A continuación se observa una obra grande donde también hay unos cuantos módulos de parecido corte a la obra anterior. Sin embargo, ahora las figuras están en el primer plano. Después de una obra únicamente con figuras humanas, entra en liza un grupo de 28 obras pequeñas. De ellas 16 son abstracciones y en las 12 restantes está presente la figura humana. El leitmotiv de las primeras se fundamenta en las formas onduladas, vale decir tubulares, sobre colores tostados, verdes, amarillos, que van acompañadas (o traspasadas) por grafías negras.
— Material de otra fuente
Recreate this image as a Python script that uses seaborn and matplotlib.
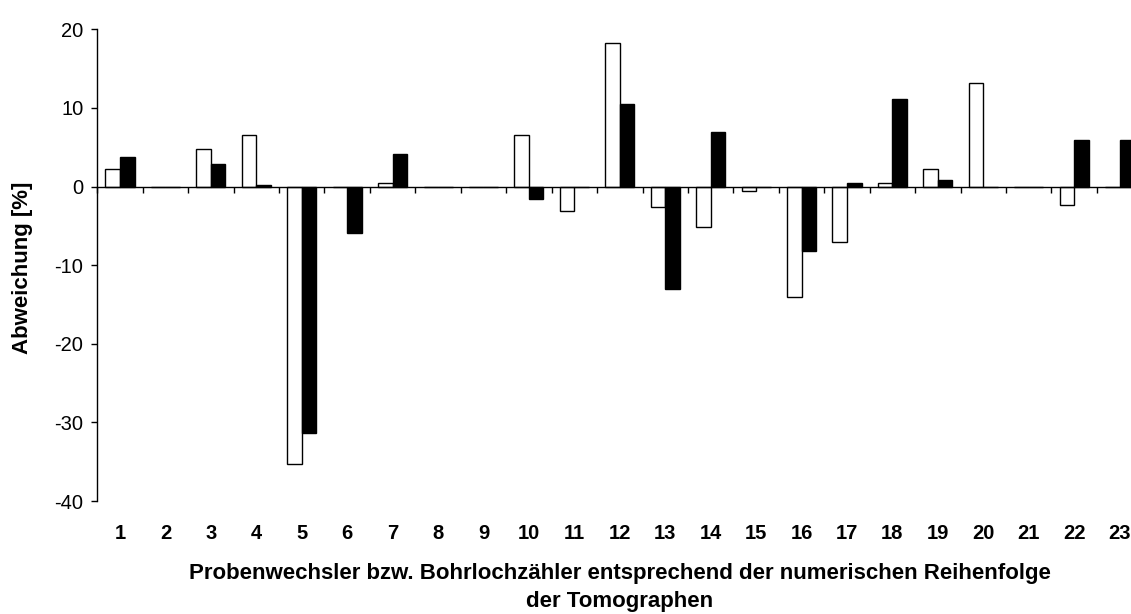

Destacamos en las obras pequeñas una gran limpieza, claridad de ideas, un buen efecto luminoso y solvencia en la ejecución. Pero no es demasiado bueno que se le vean tan ostensiblemente las fuentes de las que se nutre. En las primeras 12 piezas hay ecos de Léger, Hockney y hasta de Alfonso Gortázar. En las dos grandes, esos módulos de apariencia geométrica están extraídos con todo descaro de las obras de último Luis Gordillo. Y en el cuadro grande con figuras humanas aparecen algunos acentos impostados que han sido tomados de Valerio Adami.

En la exposición de Xabier Morrás (Pamplona, 1943) en la galería Epelde & Mardaras de Bilbao ocurre todo lo contrario a la muestra citada arriba. De entrada, el montaje es un despropósito. Las obras están amontonadas a la manera de almoneda desdeñosa. Y es extraño, porque en esa galería, como en la mayoría de las galerías que se precien, suelen llevar a cabo unas espléndidas puestas en escena.

Mas con ser eso un desacierto, más lo es el haber juntado obras de distinto pelaje. ¿Qué hacen juntos unos apuntes minúsculos de caseríos medio en ruinas, junto a bocetos escenográficos dispuestos a presentarlos a la directora de relaciones públicas de la Paramount, con unos niños delante de toros sanferminescos, con rincones extraños, sórdidos, postbélicos y cementeriantes, y en todo momento como testimonios ambiguos ferruginosos?

Ese apelotonamiento menestrero (de menestra) sólo cabe encontrarle alguna justificación si se tiene presente que el artista navarro, profesor de Bellas Artes de la UPV-EHU, no expone en Bilbao desde hace doce años.

Sea por lo que sea, eso no es óbice para que el conjunto de la muestra despida un tufillo rancio. De todo lo mostrado, hay una obra que se alza potente. Es la titulada Eats London, en sus dos versiones, siendo mejor aquella en la que el cielo pintado ha sido sustituido por una plancha de hierro. En esa obra rezuma lo siniestro y crudo, la terrible soledad sonora, el miedo a encontrase al final de la calle con un imprevisto destino, tal como lo podía describir Chester Himes, el autor de novelas policíacas, refiriéndose al silencio: 'Ese silencio que se palpa antes del crimen'.